Recorded information |
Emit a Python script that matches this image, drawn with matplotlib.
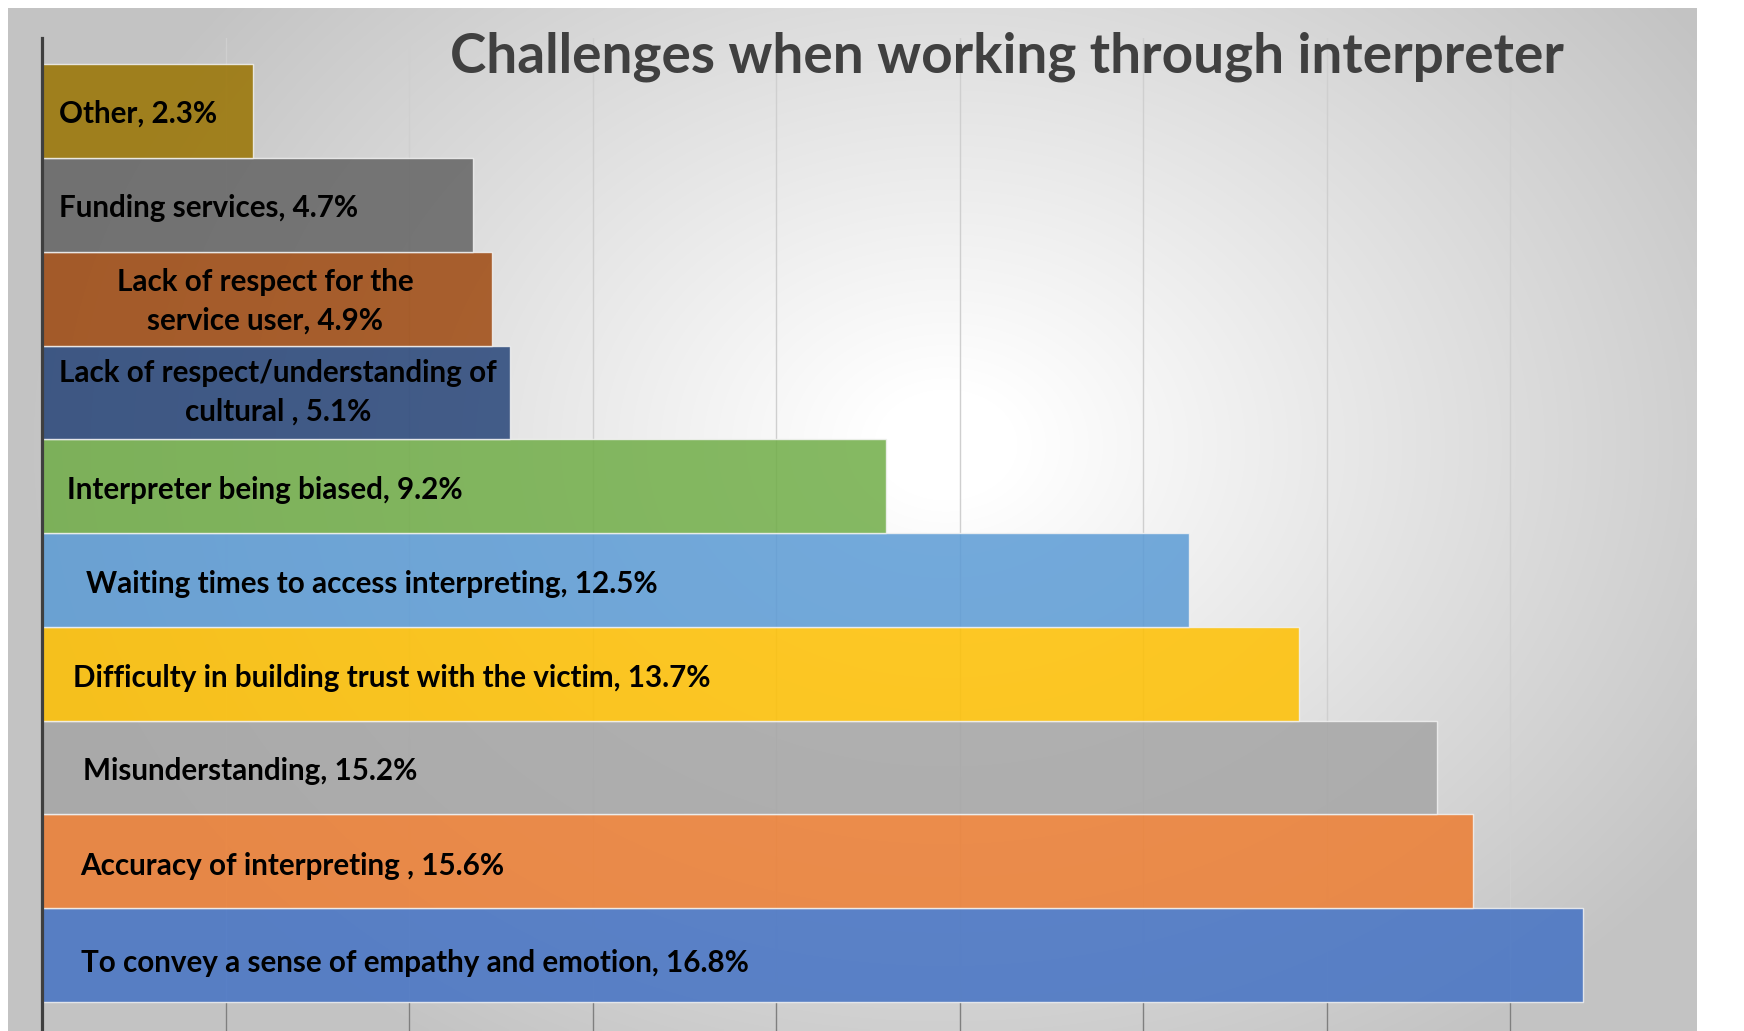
import numpy as np
import matplotlib.pyplot as plt

# bars listed bottom to top
categories = [
    "To convey a sense of empathy and emotion",
    "Accuracy of interpreting ",
    "Misunderstanding",
    "Difficulty in building trust with the victim",
    "Waiting times to access interpreting",
    "Interpreter being biased",
    "Lack of respect/understanding of\ncultural ",
    "Lack of respect for the\nservice user",
    "Funding services",
    "Other",
]
values = [16.8, 15.6, 15.2, 13.7, 12.5, 9.2, 5.1, 4.9, 4.7, 2.3]

colors = ["#4472C4", "#ED7D31", "#A5A5A5", "#FFC000", "#5B9BD5",
          "#70AD47", "#264478", "#9E480E", "#636363", "#997300"]

# where each data label sits (x in %, vertical nudge, alignment)
label_x = [0.43, 0.415, 0.45, 0.34, 0.475, 0.27, 2.57, 2.43, 0.185, 0.185]
label_dy = [-0.08, -0.045, -0.04, -0.045, -0.045, -0.04, 0.0, -0.03, -0.035, -0.03]
label_ha = ["left"] * 6 + ["center", "center"] + ["left"] * 2

W, H = 1744, 1031
fig = plt.figure(figsize=(W / 100, H / 100), dpi=100)
fig.patch.set_facecolor("white")

# radial grey background of the chart area
x0, y0, x1, y1 = 8, 8, 1696, 1031
xs = np.arange(x0, x1)
ys = np.arange(y0, y1)
gx, gy = np.meshgrid(xs, ys)
d = np.sqrt(((gx - 945) / 900.0) ** 2 + ((gy - 445) / 700.0) ** 2)
shade = 255 - 60 * np.clip((d - 0.08) / 0.95, 0, 1)
bg = fig.add_axes([x0 / W, 0, (x1 - x0) / W, (y1 - y0) / H], zorder=-2)
bg.imshow(np.dstack([shade] * 3).astype(np.uint8), aspect="auto",
          interpolation="bilinear")
bg.axis("off")

ax = fig.add_axes([42 / W, 0, 1651.5 / W, 993 / H])
ax.set_facecolor("none")

y = np.arange(len(values))
ax.barh(y, values, height=1.0, color=colors, alpha=0.85,
        edgecolor="#f2f2f2", linewidth=1.0, zorder=2)

for yi, v, name, lx, dy, ha in zip(y, values, categories, label_x,
                                   label_dy, label_ha):
    ax.text(lx, yi + dy, f"{name}, {v}%", ha=ha, va="center", fontsize=21.3,
            fontweight="bold", family="Lato", color="black",
            multialignment="center", linespacing=1.45, zorder=3)

ax.set_xlim(0, 18)
ax.set_ylim(-0.81, 9.78)
ax.set_xticks(np.arange(0, 18, 2))
ax.set_yticks([])
ax.xaxis.grid(True, color="#cfcfcf", linewidth=1.0, zorder=0)
ax.set_axisbelow(True)
ax.tick_params(axis="x", direction="in", length=21, width=1.0,
               color="#7f7f7f", labelbottom=False)
for s in ["top", "right", "bottom"]:
    ax.spines[s].set_visible(False)
ax.spines["left"].set_color("#3f3f3f")
ax.spines["left"].set_linewidth(2.3)

fig.text(1007 / W, 1 - 72 / H, "Challenges when working through interpreter",
         ha="center", va="baseline", fontsize=39.5, fontweight="bold",
         family="Lato", color="#404040")

fig.savefig("out.png", dpi=100)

The problem | Retype each line of the listing above word for word. Exclude the pictures.

Exercise output |
Emit a Python script that matches this image, drawn with matplotlib.
import numpy as np
import matplotlib.pyplot as plt

# bars listed bottom to top
categories = [
    "To convey a sense of empathy and emotion",
    "Accuracy of interpreting ",
    "Misunderstanding",
    "Difficulty in building trust with the victim",
    "Waiting times to access interpreting",
    "Interpreter being biased",
    "Lack of respect/understanding of\ncultural ",
    "Lack of respect for the\nservice user",
    "Funding services",
    "Other",
]
values = [16.8, 15.6, 15.2, 13.7, 12.5, 9.2, 5.1, 4.9, 4.7, 2.3]

colors = ["#4472C4", "#ED7D31", "#A5A5A5", "#FFC000", "#5B9BD5",
          "#70AD47", "#264478", "#9E480E", "#636363", "#997300"]

# where each data label sits (x in %, vertical nudge, alignment)
label_x = [0.43, 0.415, 0.45, 0.34, 0.475, 0.27, 2.57, 2.43, 0.185, 0.185]
label_dy = [-0.08, -0.045, -0.04, -0.045, -0.045, -0.04, 0.0, -0.03, -0.035, -0.03]
label_ha = ["left"] * 6 + ["center", "center"] + ["left"] * 2

W, H = 1744, 1031
fig = plt.figure(figsize=(W / 100, H / 100), dpi=100)
fig.patch.set_facecolor("white")

# radial grey background of the chart area
x0, y0, x1, y1 = 8, 8, 1696, 1031
xs = np.arange(x0, x1)
ys = np.arange(y0, y1)
gx, gy = np.meshgrid(xs, ys)
d = np.sqrt(((gx - 945) / 900.0) ** 2 + ((gy - 445) / 700.0) ** 2)
shade = 255 - 60 * np.clip((d - 0.08) / 0.95, 0, 1)
bg = fig.add_axes([x0 / W, 0, (x1 - x0) / W, (y1 - y0) / H], zorder=-2)
bg.imshow(np.dstack([shade] * 3).astype(np.uint8), aspect="auto",
          interpolation="bilinear")
bg.axis("off")

ax = fig.add_axes([42 / W, 0, 1651.5 / W, 993 / H])
ax.set_facecolor("none")

y = np.arange(len(values))
ax.barh(y, values, height=1.0, color=colors, alpha=0.85,
        edgecolor="#f2f2f2", linewidth=1.0, zorder=2)

for yi, v, name, lx, dy, ha in zip(y, values, categories, label_x,
                                   label_dy, label_ha):
    ax.text(lx, yi + dy, f"{name}, {v}%", ha=ha, va="center", fontsize=21.3,
            fontweight="bold", family="Lato", color="black",
            multialignment="center", linespacing=1.45, zorder=3)

ax.set_xlim(0, 18)
ax.set_ylim(-0.81, 9.78)
ax.set_xticks(np.arange(0, 18, 2))
ax.set_yticks([])
ax.xaxis.grid(True, color="#cfcfcf", linewidth=1.0, zorder=0)
ax.set_axisbelow(True)
ax.tick_params(axis="x", direction="in", length=21, width=1.0,
               color="#7f7f7f", labelbottom=False)
for s in ["top", "right", "bottom"]:
    ax.spines[s].set_visible(False)
ax.spines["left"].set_color("#3f3f3f")
ax.spines["left"].set_linewidth(2.3)

fig.text(1007 / W, 1 - 72 / H, "Challenges when working through interpreter",
         ha="center", va="baseline", fontsize=39.5, fontweight="bold",
         family="Lato", color="#404040")

fig.savefig("out.png", dpi=100)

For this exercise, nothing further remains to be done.